— BEGIN Provided data —

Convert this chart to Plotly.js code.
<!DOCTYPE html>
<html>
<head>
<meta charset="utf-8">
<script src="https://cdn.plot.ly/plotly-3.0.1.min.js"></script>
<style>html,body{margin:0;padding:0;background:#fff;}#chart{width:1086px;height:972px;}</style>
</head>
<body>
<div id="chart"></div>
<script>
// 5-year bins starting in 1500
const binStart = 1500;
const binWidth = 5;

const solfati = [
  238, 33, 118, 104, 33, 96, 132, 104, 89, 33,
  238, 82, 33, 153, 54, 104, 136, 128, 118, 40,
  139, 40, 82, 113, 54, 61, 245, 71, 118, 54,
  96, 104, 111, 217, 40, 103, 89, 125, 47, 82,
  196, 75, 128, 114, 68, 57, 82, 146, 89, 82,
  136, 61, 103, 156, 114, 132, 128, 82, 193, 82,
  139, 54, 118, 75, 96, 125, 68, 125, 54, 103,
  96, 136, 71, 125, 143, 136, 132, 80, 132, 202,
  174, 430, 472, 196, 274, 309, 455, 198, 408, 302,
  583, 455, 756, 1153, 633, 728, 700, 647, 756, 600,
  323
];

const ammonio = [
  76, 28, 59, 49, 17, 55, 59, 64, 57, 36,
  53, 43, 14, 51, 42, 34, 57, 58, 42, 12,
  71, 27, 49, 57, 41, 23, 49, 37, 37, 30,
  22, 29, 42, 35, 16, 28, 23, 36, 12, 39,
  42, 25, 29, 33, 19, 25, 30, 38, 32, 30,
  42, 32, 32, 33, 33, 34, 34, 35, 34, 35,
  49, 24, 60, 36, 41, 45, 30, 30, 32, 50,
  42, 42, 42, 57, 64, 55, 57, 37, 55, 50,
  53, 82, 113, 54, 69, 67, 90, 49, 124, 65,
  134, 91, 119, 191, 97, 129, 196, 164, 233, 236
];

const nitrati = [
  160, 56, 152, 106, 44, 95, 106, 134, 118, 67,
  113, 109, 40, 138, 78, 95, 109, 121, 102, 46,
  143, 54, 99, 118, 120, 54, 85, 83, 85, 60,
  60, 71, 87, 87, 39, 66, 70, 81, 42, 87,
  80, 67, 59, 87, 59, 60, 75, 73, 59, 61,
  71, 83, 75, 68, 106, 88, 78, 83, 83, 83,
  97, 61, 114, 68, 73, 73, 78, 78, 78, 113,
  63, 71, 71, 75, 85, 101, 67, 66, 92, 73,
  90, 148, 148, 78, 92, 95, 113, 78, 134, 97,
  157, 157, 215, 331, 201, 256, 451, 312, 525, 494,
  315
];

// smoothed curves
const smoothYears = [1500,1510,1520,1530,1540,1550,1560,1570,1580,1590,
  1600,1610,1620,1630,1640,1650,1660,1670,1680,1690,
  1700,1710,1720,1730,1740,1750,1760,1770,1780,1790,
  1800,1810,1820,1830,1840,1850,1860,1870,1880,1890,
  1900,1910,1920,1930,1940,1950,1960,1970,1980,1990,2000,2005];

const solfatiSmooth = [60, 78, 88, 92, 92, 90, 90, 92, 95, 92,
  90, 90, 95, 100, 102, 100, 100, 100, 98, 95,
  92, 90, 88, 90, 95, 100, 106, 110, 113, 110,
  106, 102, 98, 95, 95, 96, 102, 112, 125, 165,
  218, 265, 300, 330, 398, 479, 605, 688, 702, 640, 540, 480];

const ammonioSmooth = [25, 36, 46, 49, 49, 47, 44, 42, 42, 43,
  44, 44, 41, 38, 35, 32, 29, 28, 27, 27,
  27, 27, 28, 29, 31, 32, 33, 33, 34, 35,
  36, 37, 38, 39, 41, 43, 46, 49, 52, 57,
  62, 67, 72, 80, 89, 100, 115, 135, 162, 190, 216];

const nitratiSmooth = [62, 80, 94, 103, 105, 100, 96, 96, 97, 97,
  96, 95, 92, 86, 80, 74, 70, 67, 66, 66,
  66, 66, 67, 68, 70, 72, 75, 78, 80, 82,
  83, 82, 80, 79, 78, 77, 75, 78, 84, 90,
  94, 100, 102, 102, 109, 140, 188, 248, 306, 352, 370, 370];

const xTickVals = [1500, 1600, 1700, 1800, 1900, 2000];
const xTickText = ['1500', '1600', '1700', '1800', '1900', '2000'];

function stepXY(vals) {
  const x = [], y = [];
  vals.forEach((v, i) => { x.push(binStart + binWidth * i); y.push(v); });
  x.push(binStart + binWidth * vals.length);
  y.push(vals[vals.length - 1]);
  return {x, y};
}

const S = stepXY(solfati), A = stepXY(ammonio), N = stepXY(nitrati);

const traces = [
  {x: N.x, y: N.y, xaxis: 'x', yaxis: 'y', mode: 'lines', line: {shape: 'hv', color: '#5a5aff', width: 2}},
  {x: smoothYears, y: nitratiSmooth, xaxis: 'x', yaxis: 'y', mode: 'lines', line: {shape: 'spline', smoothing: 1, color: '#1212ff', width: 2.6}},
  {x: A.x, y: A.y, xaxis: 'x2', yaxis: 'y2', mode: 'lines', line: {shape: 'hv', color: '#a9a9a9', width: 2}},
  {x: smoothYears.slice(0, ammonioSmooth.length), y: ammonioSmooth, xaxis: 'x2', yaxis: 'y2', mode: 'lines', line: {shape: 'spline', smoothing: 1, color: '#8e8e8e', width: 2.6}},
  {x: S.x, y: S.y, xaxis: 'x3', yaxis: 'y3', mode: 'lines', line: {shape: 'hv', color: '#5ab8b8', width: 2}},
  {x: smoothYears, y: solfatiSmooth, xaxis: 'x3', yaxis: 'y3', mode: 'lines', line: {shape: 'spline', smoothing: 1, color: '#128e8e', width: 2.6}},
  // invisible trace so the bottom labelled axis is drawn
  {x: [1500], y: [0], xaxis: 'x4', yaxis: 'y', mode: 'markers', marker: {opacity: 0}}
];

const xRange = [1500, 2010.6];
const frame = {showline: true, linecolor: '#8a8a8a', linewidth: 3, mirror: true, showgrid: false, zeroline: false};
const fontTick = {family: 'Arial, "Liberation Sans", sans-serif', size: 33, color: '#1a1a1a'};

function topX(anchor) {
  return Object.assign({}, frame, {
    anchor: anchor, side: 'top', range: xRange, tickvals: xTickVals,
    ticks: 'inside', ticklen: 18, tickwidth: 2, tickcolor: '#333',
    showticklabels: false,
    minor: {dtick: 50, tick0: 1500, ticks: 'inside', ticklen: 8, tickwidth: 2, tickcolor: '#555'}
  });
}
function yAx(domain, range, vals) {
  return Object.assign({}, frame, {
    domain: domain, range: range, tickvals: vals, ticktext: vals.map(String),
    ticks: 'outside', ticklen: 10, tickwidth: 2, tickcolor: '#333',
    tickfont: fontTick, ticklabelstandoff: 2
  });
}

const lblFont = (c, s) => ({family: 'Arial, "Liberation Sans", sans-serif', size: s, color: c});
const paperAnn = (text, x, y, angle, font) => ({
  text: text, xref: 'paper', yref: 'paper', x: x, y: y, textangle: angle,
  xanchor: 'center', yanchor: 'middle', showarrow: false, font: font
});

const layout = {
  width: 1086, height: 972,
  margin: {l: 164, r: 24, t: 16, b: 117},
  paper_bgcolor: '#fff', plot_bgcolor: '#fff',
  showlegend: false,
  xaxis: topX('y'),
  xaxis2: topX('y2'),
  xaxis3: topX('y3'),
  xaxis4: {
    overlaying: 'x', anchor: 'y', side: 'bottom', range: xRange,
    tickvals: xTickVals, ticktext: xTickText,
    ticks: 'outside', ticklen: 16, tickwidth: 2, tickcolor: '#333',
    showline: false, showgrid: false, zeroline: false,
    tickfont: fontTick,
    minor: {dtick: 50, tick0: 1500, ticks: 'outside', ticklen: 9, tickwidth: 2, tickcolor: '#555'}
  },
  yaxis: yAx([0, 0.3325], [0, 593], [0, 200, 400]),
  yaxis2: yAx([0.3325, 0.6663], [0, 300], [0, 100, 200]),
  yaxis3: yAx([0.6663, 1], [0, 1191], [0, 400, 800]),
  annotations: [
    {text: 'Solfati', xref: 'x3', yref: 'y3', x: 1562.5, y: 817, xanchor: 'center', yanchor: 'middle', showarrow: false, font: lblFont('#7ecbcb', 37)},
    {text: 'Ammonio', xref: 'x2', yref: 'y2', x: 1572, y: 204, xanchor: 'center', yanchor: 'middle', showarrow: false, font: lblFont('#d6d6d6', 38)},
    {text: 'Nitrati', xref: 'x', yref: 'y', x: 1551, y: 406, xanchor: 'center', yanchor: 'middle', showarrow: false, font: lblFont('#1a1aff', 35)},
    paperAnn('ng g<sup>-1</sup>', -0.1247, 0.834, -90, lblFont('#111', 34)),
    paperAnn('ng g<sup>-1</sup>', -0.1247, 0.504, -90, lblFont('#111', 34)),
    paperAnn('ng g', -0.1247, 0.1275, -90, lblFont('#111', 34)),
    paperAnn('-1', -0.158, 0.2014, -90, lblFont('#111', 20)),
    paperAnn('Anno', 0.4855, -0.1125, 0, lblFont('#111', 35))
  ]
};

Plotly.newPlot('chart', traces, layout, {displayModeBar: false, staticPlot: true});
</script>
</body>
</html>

— END Provided data —

— What the exercise asks —
Please write out exactly the lines from the start of the data through the line that contains "1900,1910,1920,1930,1940,1950,1960,1970,1980,1990,2000,2005];", both ends included, and nothing else.

— Task answer —
Convert this chart to Plotly.js code.
<!DOCTYPE html>
<html>
<head>
<meta charset="utf-8">
<script src="https://cdn.plot.ly/plotly-3.0.1.min.js"></script>
<style>html,body{margin:0;padding:0;background:#fff;}#chart{width:1086px;height:972px;}</style>
</head>
<body>
<div id="chart"></div>
<script>
// 5-year bins starting in 1500
const binStart = 1500;
const binWidth = 5;

const solfati = [
  238, 33, 118, 104, 33, 96, 132, 104, 89, 33,
  238, 82, 33, 153, 54, 104, 136, 128, 118, 40,
  139, 40, 82, 113, 54, 61, 245, 71, 118, 54,
  96, 104, 111, 217, 40, 103, 89, 125, 47, 82,
  196, 75, 128, 114, 68, 57, 82, 146, 89, 82,
  136, 61, 103, 156, 114, 132, 128, 82, 193, 82,
  139, 54, 118, 75, 96, 125, 68, 125, 54, 103,
  96, 136, 71, 125, 143, 136, 132, 80, 132, 202,
  174, 430, 472, 196, 274, 309, 455, 198, 408, 302,
  583, 455, 756, 1153, 633, 728, 700, 647, 756, 600,
  323
];

const ammonio = [
  76, 28, 59, 49, 17, 55, 59, 64, 57, 36,
  53, 43, 14, 51, 42, 34, 57, 58, 42, 12,
  71, 27, 49, 57, 41, 23, 49, 37, 37, 30,
  22, 29, 42, 35, 16, 28, 23, 36, 12, 39,
  42, 25, 29, 33, 19, 25, 30, 38, 32, 30,
  42, 32, 32, 33, 33, 34, 34, 35, 34, 35,
  49, 24, 60, 36, 41, 45, 30, 30, 32, 50,
  42, 42, 42, 57, 64, 55, 57, 37, 55, 50,
  53, 82, 113, 54, 69, 67, 90, 49, 124, 65,
  134, 91, 119, 191, 97, 129, 196, 164, 233, 236
];

const nitrati = [
  160, 56, 152, 106, 44, 95, 106, 134, 118, 67,
  113, 109, 40, 138, 78, 95, 109, 121, 102, 46,
  143, 54, 99, 118, 120, 54, 85, 83, 85, 60,
  60, 71, 87, 87, 39, 66, 70, 81, 42, 87,
  80, 67, 59, 87, 59, 60, 75, 73, 59, 61,
  71, 83, 75, 68, 106, 88, 78, 83, 83, 83,
  97, 61, 114, 68, 73, 73, 78, 78, 78, 113,
  63, 71, 71, 75, 85, 101, 67, 66, 92, 73,
  90, 148, 148, 78, 92, 95, 113, 78, 134, 97,
  157, 157, 215, 331, 201, 256, 451, 312, 525, 494,
  315
];

// smoothed curves
const smoothYears = [1500,1510,1520,1530,1540,1550,1560,1570,1580,1590,
  1600,1610,1620,1630,1640,1650,1660,1670,1680,1690,
  1700,1710,1720,1730,1740,1750,1760,1770,1780,1790,
  1800,1810,1820,1830,1840,1850,1860,1870,1880,1890,
  1900,1910,1920,1930,1940,1950,1960,1970,1980,1990,2000,2005];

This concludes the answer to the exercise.